For years and years we've been reading about build quality. Somewhere in the audiophile collective mind the heavier something is the better it sounds and the better it is built. Where did this thinking come from and how true is it? I have found for example that light weight components for all practical purposes are many times built better than the heavy products. Lighter products treated with the same care as the heavier ones actually in most cases have a longer life and need fewer repairs. I would say back in the 70's the heavier arguement held more "weight" than it does today, so why are people still buying heavy components?
It's pretty obvious from a design point of view that lighter weight parts that go inside of our components give off less electromagnetic interference. If you measure the distance in relation to part size and the fields created it's easy to see that the bigger parts used in our high end audio components are out of balance as compared to the smaller parts and board sizes used for them.

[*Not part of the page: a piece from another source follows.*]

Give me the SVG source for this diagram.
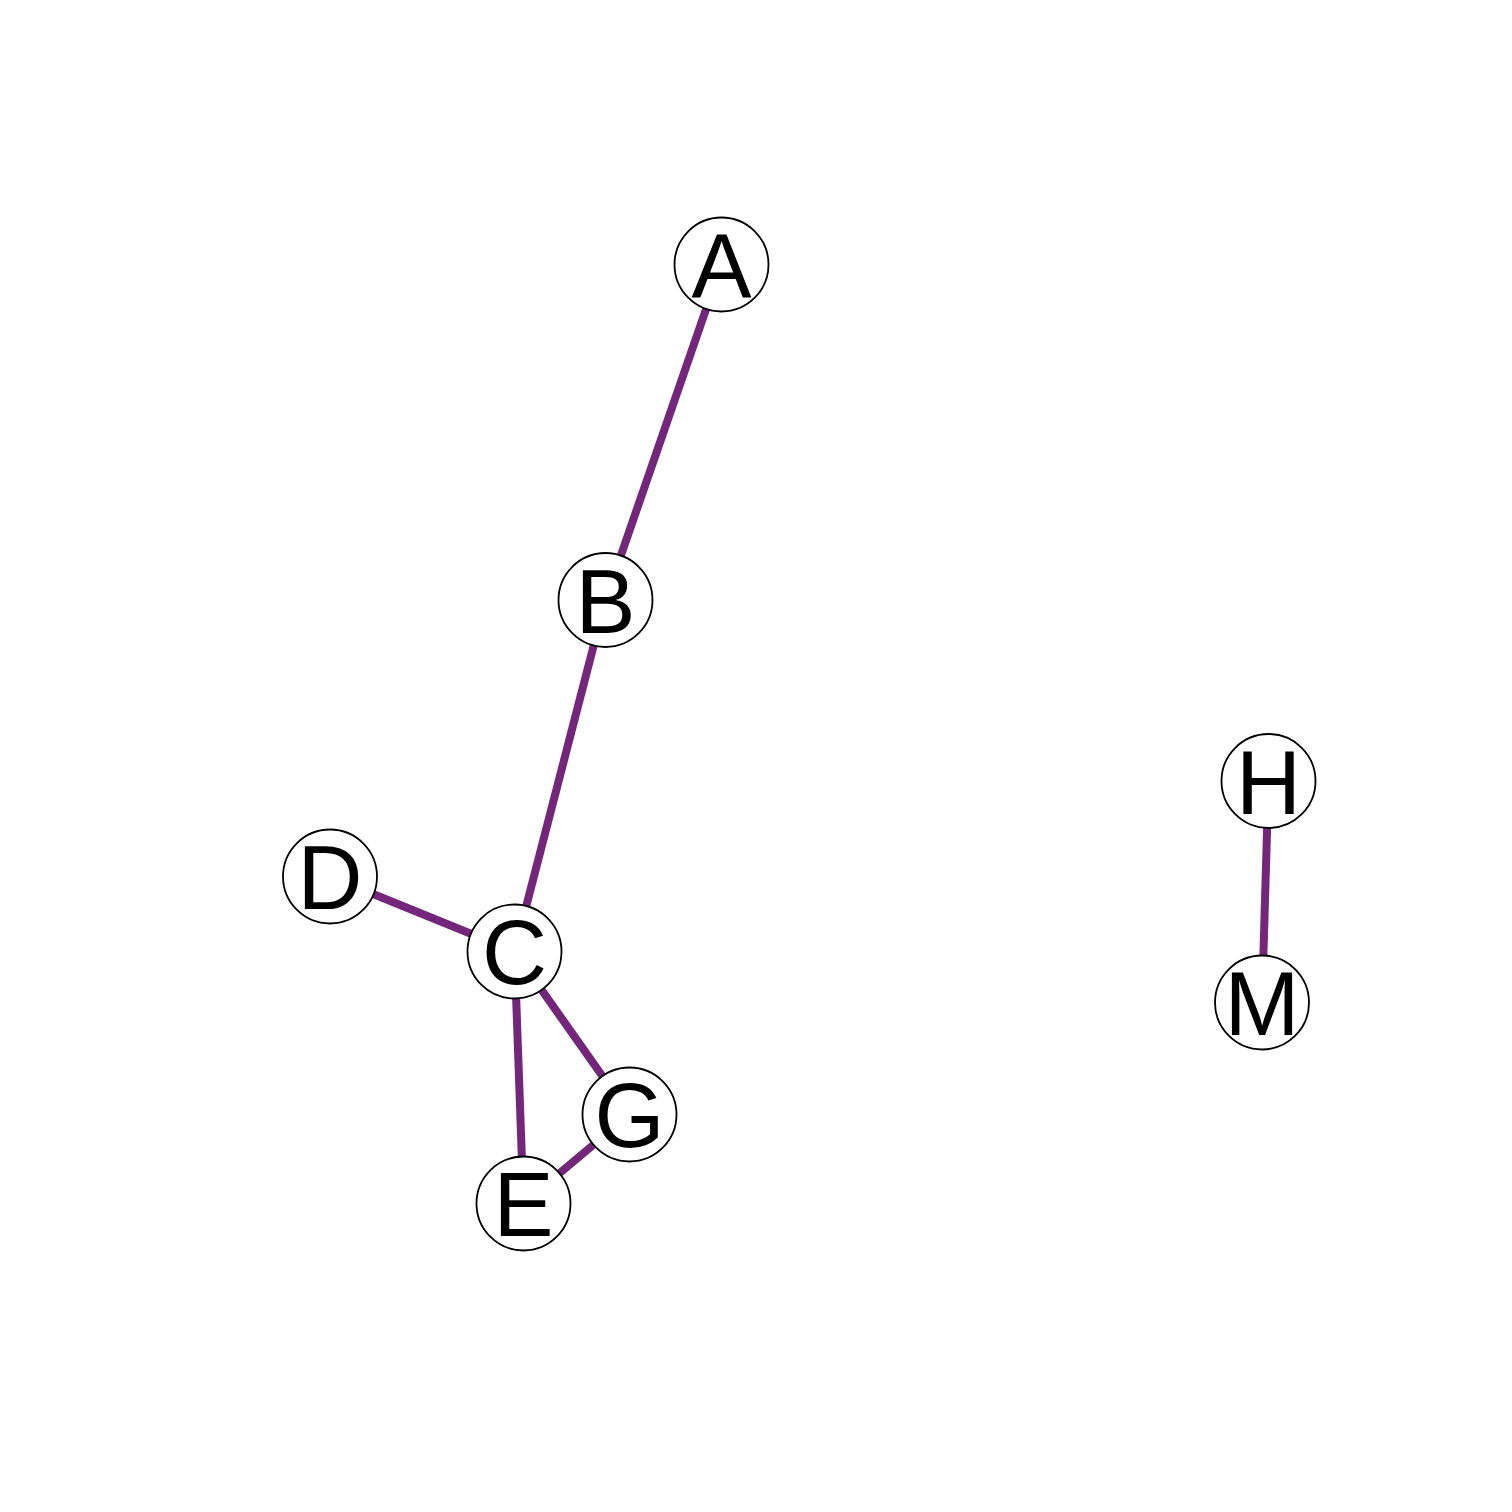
<svg xmlns="http://www.w3.org/2000/svg" width="1512" height="1512" viewBox="0 0 1512 1512">
<style>
.e{stroke:#73267a;stroke-width:8;fill:none}
.n circle{fill:#fff;stroke:#000;stroke-width:1.8}
.n text{font-family:"Liberation Sans",Arial,sans-serif;font-size:90px;text-anchor:middle;fill:#000}
</style>
<rect width="1512" height="1512" fill="#fff"/>
<g id="edges">
<line class="e" x1="721.5" y1="264.5" x2="605.5" y2="600"/>
<line class="e" x1="605.5" y1="600" x2="514.5" y2="951.5"/>
<line class="e" x1="330" y1="876.5" x2="514.5" y2="951.5"/>
<line class="e" x1="514.5" y1="951.5" x2="523.5" y2="1203.5"/>
<line class="e" x1="514.5" y1="951.5" x2="629.5" y2="1114.5"/>
<line class="e" x1="523.5" y1="1203.5" x2="629.5" y2="1114.5"/>
<line class="e" x1="1268.5" y1="781" x2="1262" y2="1002.5"/>
</g>
<g id="A" class="n"><circle cx="721.5" cy="264.5" r="47"/><text x="721.5" y="297">A</text></g>
<g id="B" class="n"><circle cx="605.5" cy="600" r="47"/><text x="605.5" y="632.5">B</text></g>
<g id="C" class="n"><circle cx="514.5" cy="951.5" r="47"/><text x="514.5" y="984">C</text></g>
<g id="D" class="n"><circle cx="330" cy="876.5" r="47"/><text x="330" y="909">D</text></g>
<g id="E" class="n"><circle cx="523.5" cy="1203.5" r="47"/><text x="523.5" y="1236">E</text></g>
<g id="G" class="n"><circle cx="629.5" cy="1114.5" r="47"/><text x="629.5" y="1147">G</text></g>
<g id="H" class="n"><circle cx="1268.5" cy="781" r="47"/><text x="1268.5" y="813.5">H</text></g>
<g id="M" class="n"><circle cx="1262" cy="1002.5" r="47"/><text x="1262" y="1035">M</text></g>
</svg>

In the last few years I've been putting light weight up against heavy and can hear a big difference between the two. I've also taken the time to spread out the parts to see how to match the size and field balance. If you take a mass produced light weight simply built product and compare it against a typical high end audio product using audiophile parts, what you can do with the simple built product using a 8" x 8" board, you would need a 40' x 40' board to have the same field and size separation.
Lets paint the picture another way to give you an idea of what is going on. If you take a typical mass produced light weight product and did the same measuring of part spread and compared chassis height. If the light weight product was 4" tall the high end audio product would have to be 8' tall to match the space ratio.
Something we have been doing in high end audio that has caused us tons of signal distortion is loading up electromagnetically charged parts in metal boxes that are causing field interference.
In my listening test, I took components in our factory and laid them out so I could compare the sound through the different stages.
First we listened in the chassis, then with the tops off, then the chassis gone, then as much as we could the bigger parts moved away from the smaller ones. In uncovering the parts the sound changed from small stage to slightly bigger with more dynamic range and the soundstage holes started to fill in. With chassis gone, you were able to hear how much they affect the overall sound. It was like going from dead to live, from canned to set free. There was only one commponent that we found fell apart with the chassis removed, and looking at it you could see that the parts themselves were way over dampened so we cut away at their dampening and it too joined the others in opening up.
After having many people listen to this we came to the conclusion that chassis have really not been explored as much as the industry would have us believe. They are used as more of a marketing fasade and as they get thicker and more constrained the worse the sound gets.
We wanted to take this a step further with our proof so I ordered in chassis made of light thin metal power coated and took two of the amps where the parts happened to fit and placed them into the lighter chassis, and even though the sound of the non-chassis was better, the same amps in the light chassis smoked the original chassis.
another test
We took several components listened to them, then took the transformer lockdowns out and clipped the tie wraps from everywhere. We compared the stock product against the product with ties and locks out and the top off, and even with that step the difference was huge in almost all cases.
So do the big heavy chassis play a part in quality build? Not in the slightest, their there for show not for sound.